LA SOCIETÁ DELL’ANSIA IN INSIDE OUT 2
Proprio qualche mese prima dell’uscita di Inside Out 2, lo psicologo sociale statunitense Jonathan Haidt pubblicava il suo libro La Generazione Ansiosa, inquadrando il tema dell’ansia nel vasto panorama di una vita sempre connessa («on-life», come direbbe il filosofo Luciano Floridi) ed evidenziando come l’ansia stia diventando sempre di più un fattore di rischio psico-patologico più che una condizione naturale della nostra sfera emotiva da imparare a dominare. Haidt attribuisce il problema a una serie di influenze negative, primo fra tutti lo smartphone e i social media che rendono il sé iperconnesso e ipersociale, implementando i processi di riconoscimento nella dialettica sociale fra l’io e il gruppo.
DOVE SONO GLI SMARTPHONE? INSIDE OUT 2 E IL DECENTRAMENTO TEMATICO
Eppure, di tutto questo vero, pesante e reale problema in Inside Out 2 non vi è traccia. Nel suo essere un buon film, Inside Out 2 è sganciato da questa reale emergenza sociale, confinando la gestione della dipendenza da smartphone a una prassi educativa reazionaria che obbliga a lasciarlo fuori dai contesti educativi. Scelta insidiosa, orientata a obliare un problema reale e fonte dei comportamenti ansiosi e patologici delle nuove generazioni; e forse Pixar lo fa o per evitare di entrare in un tema complesso o semplicemente per normalizzare il ruolo dell’ansia che, in ogni caso, è il prodotto tra la consapevolezza di sé e lo scontro con le aspettative sociali. Non che Mann non centri il punto, ma di certo può apparire abbastanza decentrata come scelta e in linea con una certa tendenza didascalica disneyana a trattate temi archetipici, spesso decontestualizzandoli storicamente.
MA QUAL È IL MESSAGGIO DI INSIDE OUT 2?
Dal punto di vista tematico, Inside Out 2 arricchisce la psicologia del personaggio di Riley (Kensington Tallman).
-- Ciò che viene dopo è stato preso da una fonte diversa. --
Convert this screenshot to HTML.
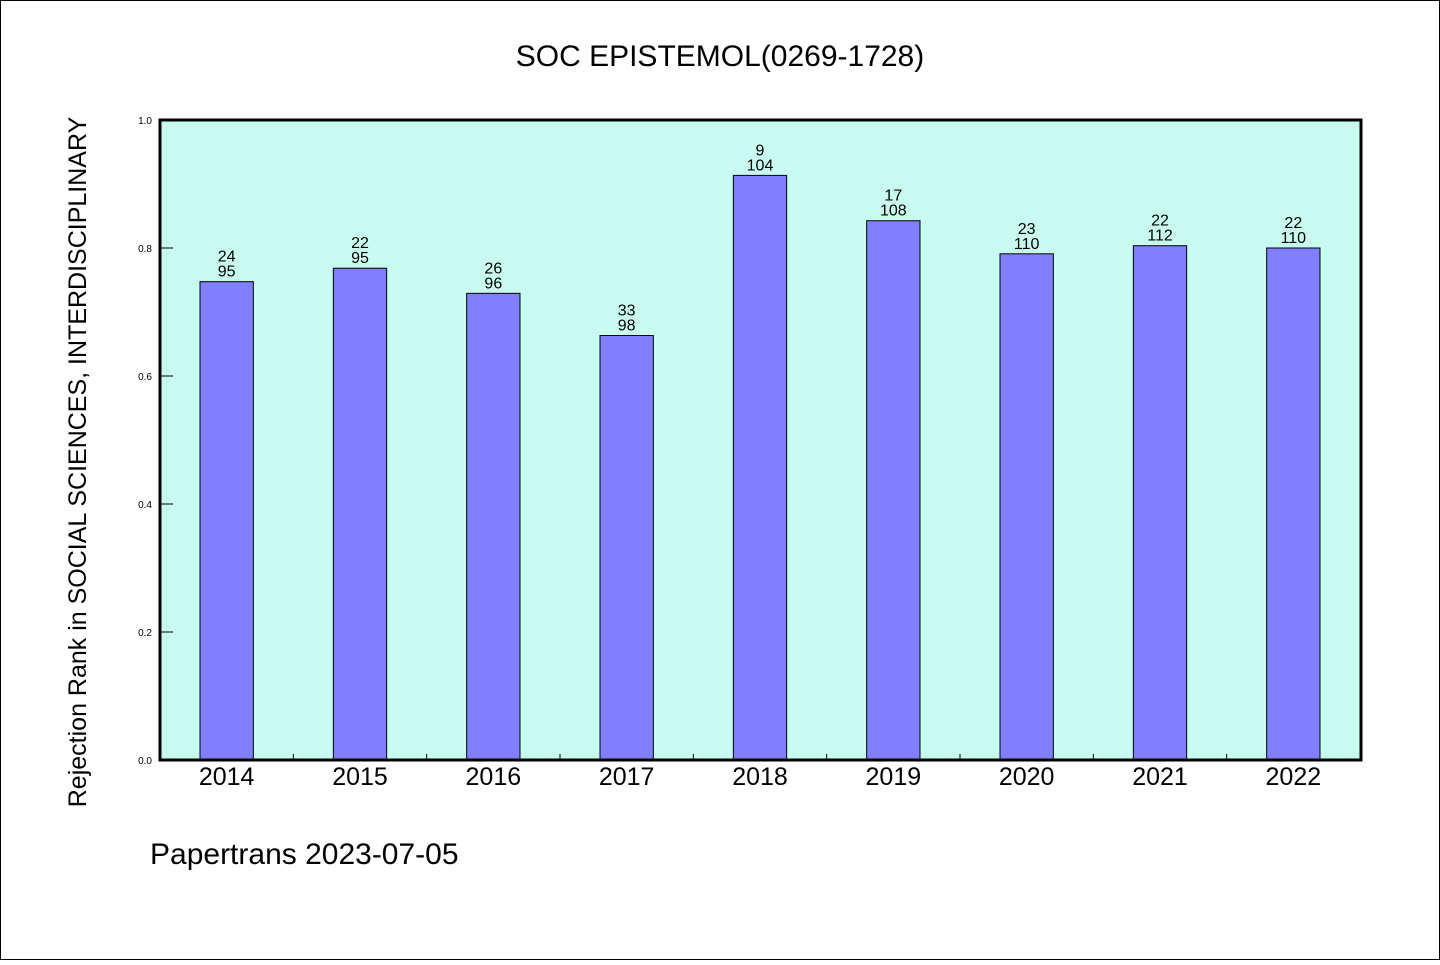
<!DOCTYPE html>
<html><head><meta charset="utf-8"><style>
html,body{margin:0;padding:0;background:#fff}
svg text{font-family:"WenQuanYi Zen Hei","Liberation Sans",sans-serif}
</style></head><body>
<svg id="chart" width="1440" height="960" xmlns="http://www.w3.org/2000/svg">
<rect x="0.5" y="0.5" width="1439" height="959" fill="#fff" stroke="#000" stroke-width="1"/>
<text x="720" y="66" font-size="30" text-anchor="middle">SOC EPISTEMOL(0269-1728)</text>
<rect x="160" y="120" width="1201" height="640" fill="#c8fcf0"/>
<g id="bars"></g>
<g id="axes"></g>
<rect x="160" y="120" width="1201" height="640" fill="none" stroke="#000" stroke-width="3"/>
<text transform="translate(86,462) rotate(-90)" font-size="25" text-anchor="middle">Rejection Rank in SOCIAL SCIENCES, INTERDISCIPLINARY</text>
<text x="150" y="864" font-size="30">Papertrans 2023-07-05</text>
</svg>
<script>
const categories=["2014","2015","2016","2017","2018","2019","2020","2021","2022"];
const ranks=[24,22,26,33,9,17,23,22,22];
const totals=[95,95,96,98,104,108,110,112,110];
const yTicks=[0,0.2,0.4,0.6,0.8,1.0];
const NS="http://www.w3.org/2000/svg";
const x0=160,x1=1360,yTop=120,yBot=760;
const band=(x1-x0)/categories.length;
const xc=i=>x0+band*(i+0.5);
const y=v=>yBot-v*(yBot-yTop);
function mk(t,a,p){const e=document.createElementNS(NS,t);for(const k in a)e.setAttribute(k,a[k]);p.appendChild(e);return e;}
const bars=document.getElementById('bars'),axes=document.getElementById('axes');
categories.forEach((c,i)=>{
  const v=1-ranks[i]/totals[i];
  const w=band*0.4;
  const r=mk('rect',{x:xc(i)-w/2,y:y(v),width:w,height:yBot-y(v),fill:'#8080ff',stroke:'#000','stroke-width':1},bars);
  
  
  const t1=mk('text',{x:xc(i),y:y(v)-20,'font-size':16,'text-anchor':'middle'},bars);t1.textContent=ranks[i];
  
  
  const t2=mk('text',{x:xc(i),y:y(v)-5,'font-size':16,'text-anchor':'middle'},bars);t2.textContent=totals[i];
  
  
  const xl=mk('text',{x:xc(i),y:785,'font-size':25,'text-anchor':'middle'},axes);xl.textContent=c;
  
  
  if(i>0){const tk=mk('line',{x1:x0+band*i,x2:x0+band*i,y1:yBot,y2:yBot-6,stroke:'#000','stroke-width':1},axes);
  
  }
});
yTicks.forEach(v=>{
  const tk=mk('line',{x1:x0,x2:x0+13,y1:y(v),y2:y(v),stroke:'#000','stroke-width':1},axes);
  
  
  const t=mk('text',{x:152,y:y(v)+4,'font-size':10,'text-anchor':'end'},axes);t.textContent=v.toFixed(1);
  
  
});
</script>
</body></html>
Un nervo scoperto, considerando che a suo tempo Inside Out era stato tacciato di eccessiva semplificazione, essendo state le emozioni ridotte al solo numero di cinque. Critiche degli psicologi a parte, Inside Out 2 fa dello sviluppo e della crescita della giovane Riley l’espediente per ampliare quell’universo emotivo, con l’introduzione di emozioni nuove come la radical-chic Noia o il timido Imbarazzo. Tra queste, quella che sicuramente desta più interesse è Ansia, che nella versione italiana è doppiata da Pilar Fogliati. Un’iniezione di realismo che innesca in Inside Out 2 il senso della paura e del terrore, della perdita, dell’incertezza e dello stravolgimento esistenziale.
È fuori da ogni dubbio che il nuovo film Pixar possa assurgere a una delicata funzione pedagogica. Tuttavia, c’è da considerare che non è il film che oggi si sta estremamente inneggiando in molta critica; o meglio, lo è perché risplende in controluce rispetto al suo predecessore risollevando lo spirito e diventando un’opera potenzialmente significativa.